_WRITTEN TASK:_ Return the listing below unchanged, minus its pictures.
━━━━━━━━
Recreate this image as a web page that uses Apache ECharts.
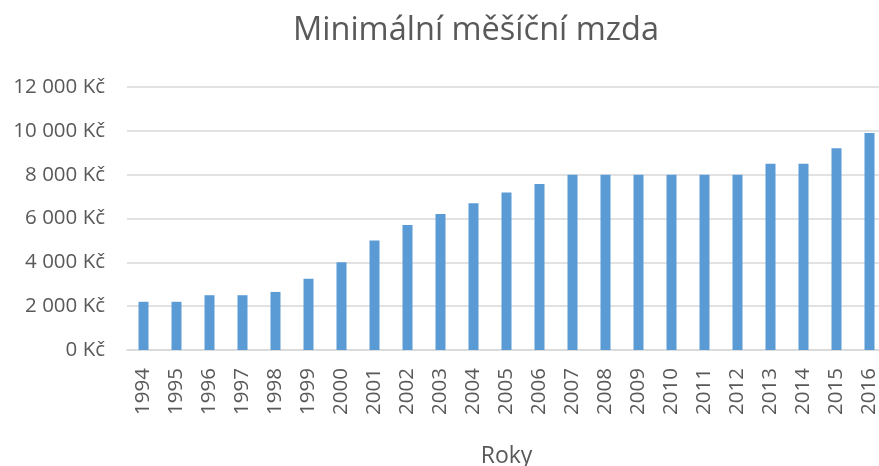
<!DOCTYPE html>
<html>
<head>
<meta charset="utf-8">
<script src="https://cdn.jsdelivr.net/npm/echarts@6/dist/echarts.min.js"></script>
<style>html,body{margin:0;padding:0;background:#fff}#c{width:879px;height:466px}</style>
</head>
<body>
<div id="c"></div>
<script>
const years = ["1994","1995","1996","1997","1998","1999","2000","2001","2002","2003","2004","2005","2006","2007","2008","2009","2010","2011","2012","2013","2014","2015","2016"];
const wages = [2200,2200,2500,2500,2650,3250,4000,5000,5700,6200,6700,7185,7570,8000,8000,8000,8000,8000,8000,8500,8500,9200,9900];
const titleText = "Minimální měšíční mzda";
const xName = "Roky";

const FONT = "Open Sans";
const chart = echarts.init(document.getElementById('c'), null, {renderer:'canvas'});
chart.setOption({
  animation:false,
  title:{text:titleText,left:471,textAlign:'center',top:9,textStyle:{fontFamily:FONT,fontSize:32.5,fontWeight:'normal',color:'#595959'}},
  grid:{left:127,top:87,width:759,bottom:116,containLabel:false,outerBoundsMode:'none'},
  xAxis:{type:'category',data:years,name:xName,nameLocation:'middle',nameGap:95,
    nameTextStyle:{fontFamily:FONT,fontSize:23,color:'#595959'},
    axisLine:{lineStyle:{color:'#d9d9d9',width:1.5}},axisTick:{show:false},
    axisLabel:{rotate:90,margin:18,fontFamily:FONT,fontSize:20.5,color:'#595959',interval:0}},
  yAxis:{type:'value',min:0,max:12000,interval:2000,
    axisLine:{show:false},axisTick:{show:false},
    splitLine:{lineStyle:{color:'#d9d9d9',width:1.5}},
    axisLabel:{margin:22,fontFamily:FONT,fontSize:20.5,color:'#595959',
      formatter:v=>String(v).replace(/\B(?=(\d{3})+(?!\d))/g,' ')+' Kč'}},
  series:[{type:'bar',data:wages,barWidth:10,itemStyle:{color:'#5b9bd5'}}]
});
</script>
</body>
</html>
━━━━━━━━
_OUTPUT FOR THIS EXERCISE:_
Recreate this image as a web page that uses Apache ECharts.
<!DOCTYPE html>
<html>
<head>
<meta charset="utf-8">
<script src="https://cdn.jsdelivr.net/npm/echarts@6/dist/echarts.min.js"></script>
<style>html,body{margin:0;padding:0;background:#fff}#c{width:879px;height:466px}</style>
</head>
<body>
<div id="c"></div>
<script>
const years = ["1994","1995","1996","1997","1998","1999","2000","2001","2002","2003","2004","2005","2006","2007","2008","2009","2010","2011","2012","2013","2014","2015","2016"];
const wages = [2200,2200,2500,2500,2650,3250,4000,5000,5700,6200,6700,7185,7570,8000,8000,8000,8000,8000,8000,8500,8500,9200,9900];
const titleText = "Minimální měšíční mzda";
const xName = "Roky";

const FONT = "Open Sans";
const chart = echarts.init(document.getElementById('c'), null, {renderer:'canvas'});
chart.setOption({
  animation:false,
  title:{text:titleText,left:471,textAlign:'center',top:9,textStyle:{fontFamily:FONT,fontSize:32.5,fontWeight:'normal',color:'#595959'}},
  grid:{left:127,top:87,width:759,bottom:116,containLabel:false,outerBoundsMode:'none'},
  xAxis:{type:'category',data:years,name:xName,nameLocation:'middle',nameGap:95,
    nameTextStyle:{fontFamily:FONT,fontSize:23,color:'#595959'},
    axisLine:{lineStyle:{color:'#d9d9d9',width:1.5}},axisTick:{show:false},
    axisLabel:{rotate:90,margin:18,fontFamily:FONT,fontSize:20.5,color:'#595959',interval:0}},
  yAxis:{type:'value',min:0,max:12000,interval:2000,
    axisLine:{show:false},axisTick:{show:false},
    splitLine:{lineStyle:{color:'#d9d9d9',width:1.5}},
    axisLabel:{margin:22,fontFamily:FONT,fontSize:20.5,color:'#595959',
      formatter:v=>String(v).replace(/\B(?=(\d{3})+(?!\d))/g,' ')+' Kč'}},
  series:[{type:'bar',data:wages,barWidth:10,itemStyle:{color:'#5b9bd5'}}]
});
</script>
</body>
</html>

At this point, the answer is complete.